Si notava anche da lontano nelle edicole visto che era stampato in bizzarri
libri con la copertina gialla.
Suo padre Richard Queen, di origine, e di carattere,
irlandese, è ispettore capo della squadra Omicidi della polizia di New York.
Spesso e volentieri "accetta" l'aiuto di Ellery nelle
indagini sui delitti che la squadra, da questi diretta, deve affrontare.
Delitti in verità molto strani e complessi che, di solito, la Polizia non si
trova davanti.
La poltrona n. 30, il primo caso, definì subito il paradigma delle indagini successive: un crimine insolito, prove
spesso contrastanti, la presenza di Richard Queen e del suo assistente, il
sergente Velie. Via, via la messa a disposizione del lettore di tutti gli
elementi utili a scoprire il colpevole e infine la conseguente “sfida al lettore” che precedeva la
soluzione del caso. Giusto per far sentire il lettore un minus abens, ma senza violare le regole auree di S.S. Van Dine.
E', questa pantomima finale, la confessione del
movente che muove Ellery a svolgere indagini: raccogliere elementi per poter
proporre un enigma. Alimenta anche l'ambiguità del personaggio autore. Una
trovata che ha fatto la storia del giallo. La "sfida al lettore" di Ellery Queen è possibile solo
grazie alla procedura poliziesca (messa in atto dal padre) confusa il giusto
dall'esuberanza del figlio Ellery, l'autore. Egli, sornione, dopo aver fornito
nella narrazione tutti gli elementi necessari, sfida il lettore a risolvere il
caso, coinvolgendolo in un gioco di intuito e deduzione assai stimolante.

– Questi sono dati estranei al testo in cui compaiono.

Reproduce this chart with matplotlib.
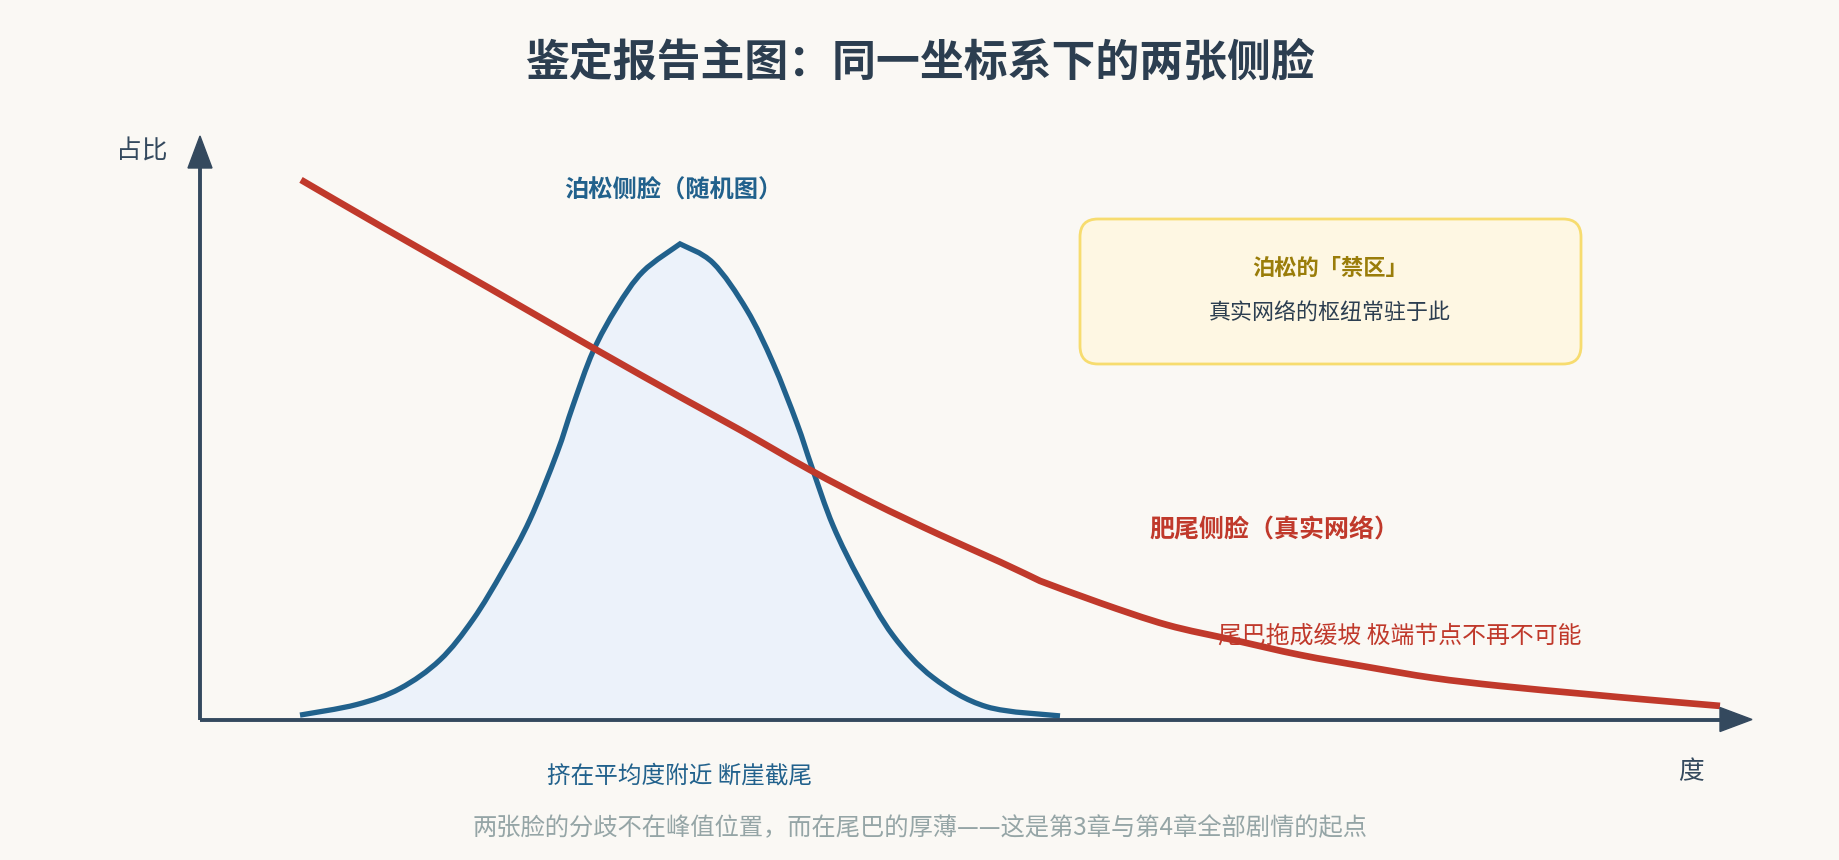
import matplotlib
matplotlib.use("Agg")
import matplotlib.pyplot as plt
from matplotlib.patches import FancyBboxPatch, Polygon, PathPatch
from matplotlib.path import Path

plt.rcParams['font.family'] = ['Noto Sans CJK SC', 'DejaVu Sans']

# ---------------- data (degree k, share %) ----------------
poisson_k = [5, 7.84, 10, 12, 13.65, 15.15, 16.5, 17.84, 18.65, 19.65, 20.84, 22.15, 24,
             25.65, 27.34, 28.65, 29.84, 30.6, 31.65, 33, 34.65, 36.65, 39.33, 43]
poisson_p = [0.22, 0.75, 1.55, 2.98, 5.0, 7.45, 10.0, 13.3, 15.7, 18.4, 20.6, 22.4, 23.78,
             22.83, 20.48, 17.83, 14.83, 12.6, 9.7, 6.95, 4.2, 2.1, 0.64, 0.18]

fat_k = [5.05, 9.15, 14.5, 19.65, 24, 27, 30.5, 33.65, 37, 40, 42, 45, 48.35, 51.65, 55,
         58.35, 61.65, 65, 69.2, 72.5, 76]
fat_p = [26.98, 24.6, 21.55, 18.58, 16.13, 14.48, 12.48, 10.83, 9.23, 7.88, 6.93, 5.83, 4.73,
         3.98, 3.23, 2.63, 2.08, 1.68, 1.28, 0.98, 0.68]

title = "鉴定报告主图：同一坐标系下的两张侧脸"
y_label = "占比"
x_label = "度"
poisson_label = "泊松侧脸（随机图）"
poisson_note = "挤在平均度附近 断崖截尾"
fat_label = "肥尾侧脸（真实网络）"
fat_note = "尾巴拖成缓坡 极端节点不再不可能"
box_title = "泊松的「禁区」"
box_text = "真实网络的枢纽常驻于此"
footer = "两张脸的分歧不在峰值位置，而在尾巴的厚薄——这是第3章与第4章全部剧情的起点"

# ---------------- style ----------------
BG = "#faf8f4"
AXIS = "#34495e"
BLUE = "#21618c"
BLUE_FILL = "#ecf2fa"
RED = "#c0392b"
DARK = "#2c3e50"
GREY = "#95a5a6"
GOLD = "#9a7d0a"

W, H = 1840, 860
fig = plt.figure(figsize=(W / 100, H / 100), dpi=100, facecolor=BG)

x0, y0 = 200, 719.5          # axis origin in pixels (top-left origin)
xmax_px, ytop_px = 1760, 136
ax = fig.add_axes([x0 / W, (H - y0) / H, (xmax_px - x0) / W, (y0 - ytop_px) / H])
ax.set_facecolor("none")
xmax = (xmax_px - x0) / 20.0
ymax = (y0 - ytop_px) / 20.0
ax.set_xlim(0, xmax)
ax.set_ylim(0, ymax)
for s in ax.spines.values():
    s.set_visible(False)
ax.set_xticks([])
ax.set_yticks([])


def smooth_verts(xs, ys, breaks=()):
    """Bezier path through the given points (Catmull-Rom style), with corners at breaks."""
    pts = list(zip(xs, ys))
    n = len(pts)
    cuts = [0] + sorted(breaks) + [n - 1]
    verts = [pts[0]]
    codes = [Path.MOVETO]
    for a, b in zip(cuts[:-1], cuts[1:]):
        seg = pts[a:b + 1]
        m = len(seg)
        for i in range(m - 1):
            p0 = seg[i - 1] if i > 0 else seg[i]
            p1 = seg[i]
            p2 = seg[i + 1]
            p3 = seg[i + 2] if i + 2 < m else seg[i + 1]
            c1 = (p1[0] + (p2[0] - p0[0]) / 6, p1[1] + (p2[1] - p0[1]) / 6)
            c2 = (p2[0] - (p3[0] - p1[0]) / 6, p2[1] - (p3[1] - p1[1]) / 6)
            verts += [c1, c2, p2]
            codes += [Path.CURVE4] * 3
    return verts, codes


peak = poisson_p.index(max(poisson_p))
bv, bc = smooth_verts(poisson_k, poisson_p, breaks=[peak])
# fill under the Poisson curve
fv = bv + [(poisson_k[-1], 0), (poisson_k[0], 0), bv[0]]
fc = bc + [Path.LINETO, Path.LINETO, Path.CLOSEPOLY]
ax.add_patch(PathPatch(Path(fv, fc), facecolor=BLUE_FILL, edgecolor='none', zorder=1))
ax.add_patch(PathPatch(Path(bv, bc), facecolor='none', edgecolor=BLUE, lw=3.8,
                       capstyle='butt', joinstyle='miter', zorder=3))

kink = fat_k.index(42)
rv, rc = smooth_verts(fat_k, fat_p, breaks=[kink])
ax.add_patch(PathPatch(Path(rv, rc), facecolor='none', edgecolor=RED, lw=4.8,
                       capstyle='butt', joinstyle='round', zorder=4))

# axes with arrows (20 px per unit)
xa_end = fat_k[-1]
ax.plot([0, xa_end], [0, 0], color=AXIS, lw=2.8, solid_capstyle='butt', clip_on=False, zorder=5)
ax.add_patch(Polygon([[xa_end, -0.6], [xa_end, 0.6], [xa_end + 1.6, 0]], closed=True,
                     color=AXIS, clip_on=False, zorder=5))
ya_end = ymax - 1.6
ax.plot([0, 0], [0, ya_end], color=AXIS, lw=2.8, solid_capstyle='butt', clip_on=False, zorder=5)
ax.add_patch(Polygon([[-0.6, ya_end], [0.6, ya_end], [0, ymax]], closed=True,
                     color=AXIS, clip_on=False, zorder=5))


def ftext(px, py, s, **kw):
    fig.text(px / W, 1 - py / H, s, ha='center', va='center', **kw)


ftext(920, 63, title, fontsize=31.6, fontweight='heavy', color=DARK)
ftext(142, 152, y_label, fontsize=18.5, color=AXIS)
ftext(1691, 772, x_label, fontsize=18.5, color=AXIS)
ftext(673, 191, poisson_label, fontsize=17.5, fontweight='bold', color=BLUE)
ftext(680, 776, poisson_note, fontsize=17, color=BLUE)
ftext(1274, 530, fat_label, fontsize=18, fontweight='bold', color=RED)
ftext(1400, 636, fat_note, fontsize=17.2, color=RED)
ftext(920, 828, footer, fontsize=17.5, color=GREY)

# callout box
box = FancyBboxPatch((10.80, (H - 364) / 100), 5.01, 1.45,
                     boxstyle="round,pad=0,rounding_size=0.18",
                     transform=fig.dpi_scale_trans, facecolor="#fef7e3",
                     edgecolor="#f7dc6f", lw=2.0)
fig.add_artist(box)
ftext(1330, 268, box_title, fontsize=16, fontweight='bold', color=GOLD)
ftext(1330, 314, box_text, fontsize=15.8, color=DARK)

fig.savefig("out.png", dpi=100, facecolor=BG)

Se dal padre Richard, irlandese con i piedi per terra
e poliziotto rigoroso e preciso, Ellery eredita l'interesse verso il crimine,
deve invece alla madre scomparsa l'intelligenza critica, la logica stringente e
l'aspetto un po' snob coltivato con l'atteggiamento di chi non deve lavorare
per mantenersi. Invece lavora, crea le premesse per scrivere il romanzo. Ma i
lettori sono ingenui e ci cascano o fanno finta di crederci anche quando il
furbone chiede loro se hanno capito chi è stato.
Gli autori (quelli veri) si ispirarono alla logica di
Sherlock Holmes e alla figura distaccata, presuntuosa e un po' cinica di Philo
Vance. Solo che Ellery risulta simpatico. Ma se l'atteggiamento e il
comportamento di Ellery Queen nei primi romanzi era parte essenziale del
personaggio (si concederà anche qualche avventura galante di tanto in tanto),
egli, via, via, diventerà sempre più astratto, perderà smalto tanto che in
seguito la sua presenza nei romanzi sarà giustificata solo dal suo ruolo
risolutore, senza aggiungere altro colore alle vicende... a parte il suo cappello floscio. Un gadget televisivo anni '70 che mai, un "dandy" si sarebbe sognato di mettersi in capo nel 1930!!! Sul volto di Jim Hutton niente da dire, tutti lo conoscono per Ellery.